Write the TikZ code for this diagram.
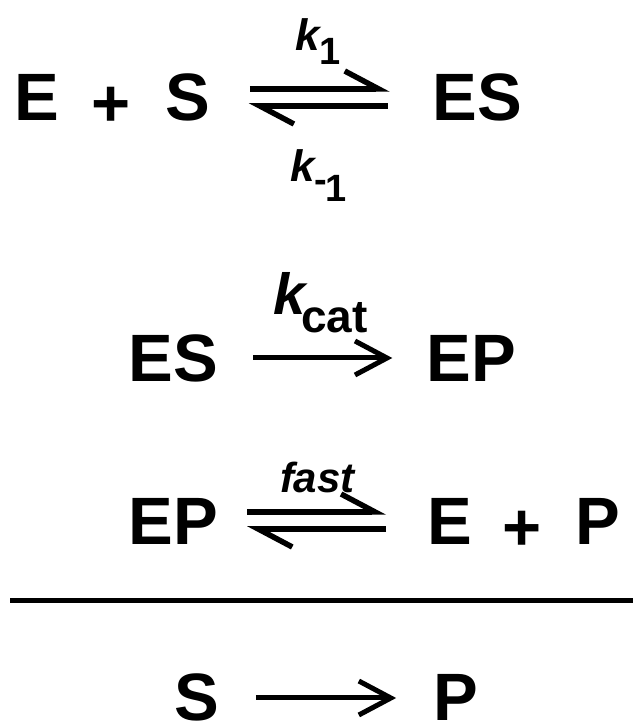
\documentclass[tikz,border=0pt]{standalone}
\usepackage{fontspec}
\setmainfont{Liberation Sans}
\usetikzlibrary{arrows.meta}

\newcommand{\chem}{\fontsize{67}{67}\selectfont\bfseries}
\newcommand{\ratek}[1]{\fontsize{#1}{#1}\selectfont\bfseries\itshape}
\newcommand{\ratesub}[1]{\fontsize{#1}{#1}\selectfont\bfseries}

\tikzset{
  spec/.style={font=\chem, inner sep=0pt, outer sep=0pt, anchor=base},
  rate/.style={inner sep=0pt, outer sep=0pt, anchor=base west},
  harp/.style={line width=5.5pt, -{Straight Barb[harpoon, length=34pt, width=36pt]}},
  fwd/.style={line width=5pt, -{Straight Barb[length=32pt, width=34pt]}},
}

\begin{document}
\begin{tikzpicture}[x=1pt,y=1pt]
\useasboundingbox (0,0) rectangle (633,724);
% binding
\node[spec] (e1) at (37,603) {E};
\node[spec] (plus1) at (111.5,597) {+};
\node[spec] (s1) at (187.5,603) {S};
\node[spec] (es1) at (477.5,603) {ES};
\draw[harp] ([shift={(40,32)}]s1.base east) -- ([shift={(-43,32)}]es1.base west);
\draw[harp] ([shift={(-45,15)}]es1.base west) -- ([shift={(39,15)}]s1.base east);
\node[rate] (k1) at (295,673) {{\ratek{44}k}\raisebox{-14pt}{\ratesub{38}1}};
\node[rate] (km1) at (290,542) {{\ratek{44}k}\raisebox{-20pt}{\ratesub{38}\raisebox{9pt}{-}\kern-2pt 1}};
% catalytic step
\node[spec] (es2) at (173.5,342) {ES};
\node[spec] (ep2) at (471,342) {EP};
\draw[fwd] ([shift={(35,24)}]es2.base east) -- ([shift={(-34,24)}]ep2.base west);
\node[rate] (kcat) at (273,409) {{\ratek{58}k}\kern-4pt\raisebox{-18pt}{\ratesub{46}cat}};
% release
\node[spec] (ep3) at (173.5,179) {EP};
\node[spec] (e3) at (449.5,179) {E};
\node[spec] (plus3) at (522.5,173) {+};
\node[spec] (p3) at (597.5,179) {P};
\draw[harp] ([shift={(29,33)}]ep3.base east) -- ([shift={(-41,33)}]e3.base west);
\draw[harp] ([shift={(-41,16)}]e3.base west) -- ([shift={(29,16)}]ep3.base east);
\node[rate] (fast) at (280,231) {\ratek{42}fast};
% overall
\draw[line width=5pt] (10,123) -- (633,123);
\node[spec] (s4) at (196.5,3) {S};
\node[spec] (p4) at (455.5,3) {P};
\draw[fwd] ([shift={(37,23)}]s4.base east) -- ([shift={(-37,23)}]p4.base west);
\end{tikzpicture}
\end{document}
※ ※ ※
## EXERCISE
Write out the whole listing exactly, and drop the pictures.

## WORKED SOLUTION
Write the TikZ code for this diagram.
\documentclass[tikz,border=0pt]{standalone}
\usepackage{fontspec}
\setmainfont{Liberation Sans}
\usetikzlibrary{arrows.meta}

\newcommand{\chem}{\fontsize{67}{67}\selectfont\bfseries}
\newcommand{\ratek}[1]{\fontsize{#1}{#1}\selectfont\bfseries\itshape}
\newcommand{\ratesub}[1]{\fontsize{#1}{#1}\selectfont\bfseries}

\tikzset{
  spec/.style={font=\chem, inner sep=0pt, outer sep=0pt, anchor=base},
  rate/.style={inner sep=0pt, outer sep=0pt, anchor=base west},
  harp/.style={line width=5.5pt, -{Straight Barb[harpoon, length=34pt, width=36pt]}},
  fwd/.style={line width=5pt, -{Straight Barb[length=32pt, width=34pt]}},
}

\begin{document}
\begin{tikzpicture}[x=1pt,y=1pt]
\useasboundingbox (0,0) rectangle (633,724);
% binding
\node[spec] (e1) at (37,603) {E};
\node[spec] (plus1) at (111.5,597) {+};
\node[spec] (s1) at (187.5,603) {S};
\node[spec] (es1) at (477.5,603) {ES};
\draw[harp] ([shift={(40,32)}]s1.base east) -- ([shift={(-43,32)}]es1.base west);
\draw[harp] ([shift={(-45,15)}]es1.base west) -- ([shift={(39,15)}]s1.base east);
\node[rate] (k1) at (295,673) {{\ratek{44}k}\raisebox{-14pt}{\ratesub{38}1}};
\node[rate] (km1) at (290,542) {{\ratek{44}k}\raisebox{-20pt}{\ratesub{38}\raisebox{9pt}{-}\kern-2pt 1}};
% catalytic step
\node[spec] (es2) at (173.5,342) {ES};
\node[spec] (ep2) at (471,342) {EP};
\draw[fwd] ([shift={(35,24)}]es2.base east) -- ([shift={(-34,24)}]ep2.base west);
\node[rate] (kcat) at (273,409) {{\ratek{58}k}\kern-4pt\raisebox{-18pt}{\ratesub{46}cat}};
% release
\node[spec] (ep3) at (173.5,179) {EP};
\node[spec] (e3) at (449.5,179) {E};
\node[spec] (plus3) at (522.5,173) {+};
\node[spec] (p3) at (597.5,179) {P};
\draw[harp] ([shift={(29,33)}]ep3.base east) -- ([shift={(-41,33)}]e3.base west);
\draw[harp] ([shift={(-41,16)}]e3.base west) -- ([shift={(29,16)}]ep3.base east);
\node[rate] (fast) at (280,231) {\ratek{42}fast};
% overall
\draw[line width=5pt] (10,123) -- (633,123);
\node[spec] (s4) at (196.5,3) {S};
\node[spec] (p4) at (455.5,3) {P};
\draw[fwd] ([shift={(37,23)}]s4.base east) -- ([shift={(-37,23)}]p4.base west);
\end{tikzpicture}
\end{document}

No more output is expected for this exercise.